The first exhibition featuring The Sacred Grove was of course at the Salon in 1884 where it won the grand prize. Following the painting’s success there and the creation of the final work for the museum in Lyons, The Sacred Grove as the easel version was not displayed until many years later. It was exhibited after Puvis’ death, in 1975 at the Art Gallery of Ontario in an exhibition titled: “Puvis de Chavannes and the Modern Tradition” alongside its parody by Toulouse Lautrec: The Sacred Grove, Parody of a Painting by Puvis de Chavannes Exhibited at the Salon of 1884, and other paintings by artists whom he influenced, including Vincent Van Gogh, Paul Gauguin and Picasso. A similar exhibition was held in 1994 at the Van Gogh Museum in Amsterdam.

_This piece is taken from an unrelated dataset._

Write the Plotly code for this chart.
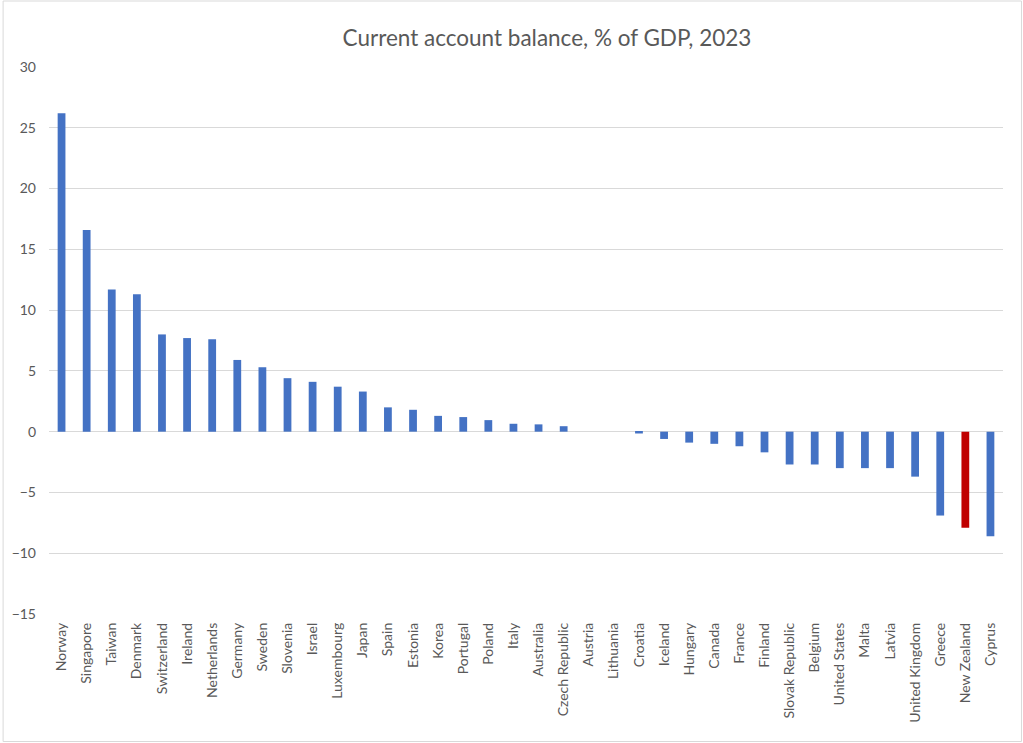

In 2002, The Sacred Grove was housed at the Palazzo Grassi in Venice, in an exhibition which focused on Puvis's influence on modernism and by extension abstract art. The Sacred Grove then returned to France in an exhibition at the Musée de Picardie in Amiens alongside some of Puvis’ other paintings which are permanently displayed there. 2005 saw the works of Lautrec and Puvis brought together again, when The Sacred Grove was exhibited in a show dedicated to Lautrec and their shared home: “Toulouse-Lautrec and Montmartre” at the Art Institute of Chicago, the painting's future home.

Since Puvis had such a profound effect on Western-Japanese artists, The Sacred Grove was included in his first solo exhibition at Bunkamura the Museum, Japan in 2014 titled: “Arcadia by the Shore: The Mythic World of Puvis de Chavannes”. The latest display of The Sacred Grove and other works by Puvis was at the Galerie Michael Werner in Manhattan in early 2019 in the “Pierre Puvis de Chavannes: Works on Paper and Painting” exhibition. This was the first museum retrospective of Puvis’ work in the U.S.A.

The Sacred Grove showcase piece is currently on display at the Art Institute of Chicago in the European Painting and Sculpture Gallery.